Lufax Prepares for Life After P2P Lending
Lufax Holding Ltd., one of China’s largest peer-to-peer (P2P) lending platforms, has won regulatory approval to set up a consumer finance business as it restructures its operations amid a regulatory clampdown that has led to the implosion of the once-booming industry.
Lufax, an associate company of financial conglomerate Ping An Insurance (Group) Co. of China Ltd., was given the green light by the China Banking and Insurance Regulatory Commission (CBIRC) last week, according to a statement (link in Chinese) on the watchdog’s website. A source close to Ping An told Caixin that the new company will take over Lufax’s online lending business.
The Shanghai-based fintech company, in which Ping An owns a stake of more than 40%, is calling time on P2P lending after a three-year campaign by financial regulators to rein in the industry in the wake of a string of scandals that left millions of investors nursing heavy losses.

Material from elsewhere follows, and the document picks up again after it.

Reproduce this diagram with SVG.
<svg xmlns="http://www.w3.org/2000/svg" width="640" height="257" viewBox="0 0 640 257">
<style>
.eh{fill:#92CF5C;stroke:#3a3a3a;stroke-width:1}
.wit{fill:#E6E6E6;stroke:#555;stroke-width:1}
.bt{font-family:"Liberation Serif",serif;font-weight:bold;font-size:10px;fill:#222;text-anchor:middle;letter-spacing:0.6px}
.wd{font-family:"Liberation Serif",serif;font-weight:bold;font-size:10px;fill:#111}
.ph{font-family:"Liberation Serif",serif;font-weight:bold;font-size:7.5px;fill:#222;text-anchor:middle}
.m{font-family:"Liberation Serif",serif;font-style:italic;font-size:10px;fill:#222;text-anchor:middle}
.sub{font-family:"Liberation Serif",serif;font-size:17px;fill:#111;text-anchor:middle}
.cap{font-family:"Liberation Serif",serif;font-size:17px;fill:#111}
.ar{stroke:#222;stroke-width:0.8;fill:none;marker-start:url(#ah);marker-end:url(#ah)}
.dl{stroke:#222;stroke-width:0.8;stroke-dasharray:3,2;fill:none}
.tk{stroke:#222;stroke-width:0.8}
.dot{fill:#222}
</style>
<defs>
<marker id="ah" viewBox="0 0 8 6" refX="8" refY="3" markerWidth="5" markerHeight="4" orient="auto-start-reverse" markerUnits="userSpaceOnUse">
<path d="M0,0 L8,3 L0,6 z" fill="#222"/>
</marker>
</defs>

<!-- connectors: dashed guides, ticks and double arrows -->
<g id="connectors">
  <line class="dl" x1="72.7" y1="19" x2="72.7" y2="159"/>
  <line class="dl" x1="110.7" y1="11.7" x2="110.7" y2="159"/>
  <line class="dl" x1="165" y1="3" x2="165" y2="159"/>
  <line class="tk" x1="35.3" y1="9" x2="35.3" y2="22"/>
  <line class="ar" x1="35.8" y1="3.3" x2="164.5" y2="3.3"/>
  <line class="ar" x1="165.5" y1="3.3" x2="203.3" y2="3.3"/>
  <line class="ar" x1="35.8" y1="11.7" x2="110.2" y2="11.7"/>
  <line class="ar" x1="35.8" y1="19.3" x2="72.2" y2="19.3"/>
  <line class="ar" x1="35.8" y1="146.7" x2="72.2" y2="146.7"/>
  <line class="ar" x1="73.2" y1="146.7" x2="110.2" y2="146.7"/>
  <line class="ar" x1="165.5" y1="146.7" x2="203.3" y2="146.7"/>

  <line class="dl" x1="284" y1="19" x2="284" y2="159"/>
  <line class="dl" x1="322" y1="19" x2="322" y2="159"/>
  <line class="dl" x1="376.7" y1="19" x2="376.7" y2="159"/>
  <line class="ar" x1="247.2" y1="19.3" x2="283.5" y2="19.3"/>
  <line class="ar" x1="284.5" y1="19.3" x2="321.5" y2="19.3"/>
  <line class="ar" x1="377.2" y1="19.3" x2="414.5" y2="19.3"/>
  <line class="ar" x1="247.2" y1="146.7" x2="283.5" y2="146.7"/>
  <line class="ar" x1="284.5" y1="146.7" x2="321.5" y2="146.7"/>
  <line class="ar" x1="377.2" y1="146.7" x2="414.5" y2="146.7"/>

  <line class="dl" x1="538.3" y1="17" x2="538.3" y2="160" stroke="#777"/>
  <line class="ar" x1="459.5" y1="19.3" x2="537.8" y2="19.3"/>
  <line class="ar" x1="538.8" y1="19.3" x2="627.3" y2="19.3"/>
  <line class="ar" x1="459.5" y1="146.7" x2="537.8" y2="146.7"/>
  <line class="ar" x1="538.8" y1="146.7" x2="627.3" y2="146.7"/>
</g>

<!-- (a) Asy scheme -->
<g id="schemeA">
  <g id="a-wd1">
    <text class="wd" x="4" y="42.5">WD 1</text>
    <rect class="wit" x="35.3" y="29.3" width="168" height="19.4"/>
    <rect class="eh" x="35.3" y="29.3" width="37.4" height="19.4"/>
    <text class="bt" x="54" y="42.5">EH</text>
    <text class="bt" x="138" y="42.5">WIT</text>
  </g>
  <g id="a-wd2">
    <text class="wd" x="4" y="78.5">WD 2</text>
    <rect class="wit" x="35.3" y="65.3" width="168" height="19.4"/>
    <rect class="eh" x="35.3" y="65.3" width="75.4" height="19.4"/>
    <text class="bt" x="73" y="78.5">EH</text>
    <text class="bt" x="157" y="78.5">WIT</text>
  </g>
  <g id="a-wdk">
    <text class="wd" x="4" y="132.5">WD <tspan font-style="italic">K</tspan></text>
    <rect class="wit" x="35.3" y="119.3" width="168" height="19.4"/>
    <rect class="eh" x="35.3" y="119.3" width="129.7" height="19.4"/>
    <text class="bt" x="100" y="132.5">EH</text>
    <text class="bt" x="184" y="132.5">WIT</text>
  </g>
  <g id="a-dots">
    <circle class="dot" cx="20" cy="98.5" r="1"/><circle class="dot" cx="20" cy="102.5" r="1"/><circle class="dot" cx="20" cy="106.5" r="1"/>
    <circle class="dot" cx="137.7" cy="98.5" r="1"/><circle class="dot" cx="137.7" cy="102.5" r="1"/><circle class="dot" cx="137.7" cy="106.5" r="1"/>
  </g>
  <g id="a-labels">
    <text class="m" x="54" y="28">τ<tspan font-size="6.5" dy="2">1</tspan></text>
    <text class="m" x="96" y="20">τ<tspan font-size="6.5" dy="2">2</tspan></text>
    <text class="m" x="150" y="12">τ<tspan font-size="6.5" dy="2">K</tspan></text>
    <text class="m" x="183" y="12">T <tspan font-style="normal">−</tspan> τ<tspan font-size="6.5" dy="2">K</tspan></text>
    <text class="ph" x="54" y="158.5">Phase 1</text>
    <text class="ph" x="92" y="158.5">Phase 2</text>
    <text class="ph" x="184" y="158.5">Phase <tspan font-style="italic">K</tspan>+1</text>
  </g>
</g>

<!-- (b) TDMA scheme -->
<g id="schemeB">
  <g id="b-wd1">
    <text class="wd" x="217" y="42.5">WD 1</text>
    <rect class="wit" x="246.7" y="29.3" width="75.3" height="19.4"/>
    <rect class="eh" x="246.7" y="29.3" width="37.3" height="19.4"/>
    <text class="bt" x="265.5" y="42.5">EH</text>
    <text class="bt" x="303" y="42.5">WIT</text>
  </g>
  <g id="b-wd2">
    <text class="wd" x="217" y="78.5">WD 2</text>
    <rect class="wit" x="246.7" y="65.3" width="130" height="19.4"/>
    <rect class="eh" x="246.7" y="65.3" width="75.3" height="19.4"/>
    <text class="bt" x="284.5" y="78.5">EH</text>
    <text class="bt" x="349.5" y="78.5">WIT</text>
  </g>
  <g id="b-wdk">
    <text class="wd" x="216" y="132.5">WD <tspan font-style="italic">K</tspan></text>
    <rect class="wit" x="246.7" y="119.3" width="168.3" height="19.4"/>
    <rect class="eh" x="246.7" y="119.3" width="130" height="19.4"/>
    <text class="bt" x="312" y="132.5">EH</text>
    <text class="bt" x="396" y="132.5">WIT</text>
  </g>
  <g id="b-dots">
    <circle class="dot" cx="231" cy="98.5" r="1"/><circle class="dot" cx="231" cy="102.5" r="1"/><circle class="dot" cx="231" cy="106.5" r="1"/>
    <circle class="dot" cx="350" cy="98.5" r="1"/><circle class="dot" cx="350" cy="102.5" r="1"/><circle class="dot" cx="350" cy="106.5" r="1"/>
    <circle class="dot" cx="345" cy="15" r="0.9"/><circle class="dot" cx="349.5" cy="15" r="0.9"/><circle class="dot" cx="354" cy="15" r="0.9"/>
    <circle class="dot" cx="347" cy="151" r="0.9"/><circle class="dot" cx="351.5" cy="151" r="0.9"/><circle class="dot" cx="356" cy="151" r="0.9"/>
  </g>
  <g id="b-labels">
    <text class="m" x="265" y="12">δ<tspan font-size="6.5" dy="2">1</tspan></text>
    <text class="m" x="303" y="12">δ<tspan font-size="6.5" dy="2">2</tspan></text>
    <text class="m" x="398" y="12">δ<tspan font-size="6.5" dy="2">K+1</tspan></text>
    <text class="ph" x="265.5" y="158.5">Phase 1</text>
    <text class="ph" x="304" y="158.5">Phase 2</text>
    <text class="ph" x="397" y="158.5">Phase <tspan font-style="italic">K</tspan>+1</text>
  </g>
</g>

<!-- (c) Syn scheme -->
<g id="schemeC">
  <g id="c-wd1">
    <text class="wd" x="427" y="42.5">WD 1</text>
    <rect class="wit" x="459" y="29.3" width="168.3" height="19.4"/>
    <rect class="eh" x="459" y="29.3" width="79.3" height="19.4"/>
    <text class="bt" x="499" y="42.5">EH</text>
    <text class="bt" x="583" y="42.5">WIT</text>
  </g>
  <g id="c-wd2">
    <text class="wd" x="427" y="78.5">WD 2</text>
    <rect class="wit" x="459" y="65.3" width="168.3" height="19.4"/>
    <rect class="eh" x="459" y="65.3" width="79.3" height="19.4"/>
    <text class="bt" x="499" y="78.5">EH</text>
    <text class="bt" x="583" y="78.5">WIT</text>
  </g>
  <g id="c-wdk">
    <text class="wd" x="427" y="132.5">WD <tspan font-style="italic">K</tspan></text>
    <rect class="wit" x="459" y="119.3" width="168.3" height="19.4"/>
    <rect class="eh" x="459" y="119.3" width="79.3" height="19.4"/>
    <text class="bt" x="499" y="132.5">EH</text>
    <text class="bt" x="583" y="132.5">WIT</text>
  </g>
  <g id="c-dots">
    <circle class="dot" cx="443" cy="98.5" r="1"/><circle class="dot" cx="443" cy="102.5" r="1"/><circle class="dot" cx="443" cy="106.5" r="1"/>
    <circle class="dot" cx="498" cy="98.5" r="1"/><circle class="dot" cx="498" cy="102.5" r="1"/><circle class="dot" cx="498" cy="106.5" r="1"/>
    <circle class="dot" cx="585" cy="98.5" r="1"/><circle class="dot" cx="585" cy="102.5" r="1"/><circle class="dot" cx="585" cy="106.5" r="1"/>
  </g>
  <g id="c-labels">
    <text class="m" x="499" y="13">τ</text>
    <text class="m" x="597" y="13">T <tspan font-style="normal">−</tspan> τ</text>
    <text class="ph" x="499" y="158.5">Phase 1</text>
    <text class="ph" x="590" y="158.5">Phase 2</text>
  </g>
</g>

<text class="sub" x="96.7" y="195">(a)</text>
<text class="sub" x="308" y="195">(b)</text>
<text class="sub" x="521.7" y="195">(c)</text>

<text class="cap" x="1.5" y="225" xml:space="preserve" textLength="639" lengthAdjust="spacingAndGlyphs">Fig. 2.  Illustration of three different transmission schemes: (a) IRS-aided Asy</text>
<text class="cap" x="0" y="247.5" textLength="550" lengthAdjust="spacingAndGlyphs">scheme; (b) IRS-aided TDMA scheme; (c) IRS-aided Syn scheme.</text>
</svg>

Provincial watchdogs who oversee platforms registered in their regions have ordered the closure of dozens of companies that have failed to comply with new, stricter requirements for operating, and the CBIRC said in October it is working with local authorities on a plan to transform those who survived the cull into microlenders, using their own money to make loans rather than acting as intermediaries for other lenders.
Some platforms with sufficient capital and professional management capabilities have been encouraged to apply for licenses to branch out into consumer finance, making loans to individuals to buy products or services when they are unable to pay in cash or with a credit card.
Orderly winding down
The draconian clean-up campaign of the P2P lending industry underway since 2016 has seen a collapse in the number of functioning platforms. At the peak of the boom in late 2015, there were more than 3,600 platforms, but by the end of October 2019, the number had shriveled to just 572 according to Wangdaizhijia (link in Chinese), an internet portal that tracks the sector.
New lending was just 57 billion yuan ($8.1 billion) in October, down from 69.7 billion yuan in September and 44.2% lower than a year earlier, the data show. At the height of the lending boom in late 2016 and early 2017, platforms were facilitating loans of as much as 250 billion yuan a month.
Lufax has been working toward an initial public offering in Hong Kong for more than two years, but the problems dogging the P2P industry and the tighter regulatory environment have held it back. It had been considering spinning off the business, but an orderly winding down now looks more likely. Lufax controlled two of the country’s largest P2P lending platforms — Shanghai Lufax Internet Finance Information Services Co. Ltd. and Shenzhen-based Qianhai JinniuDai (Shenzhen) Internet Financial Services Co. Ltd. Both have stopped offering new loans since July 12.
Other big players in the P2P sector are also looking at their options as they struggle to adapt to the new regulatory landscape. Shanghai-based Dianrong said in June it was planning a shift in strategy to focus on cooperating with traditional financial institutions rather than individual investors.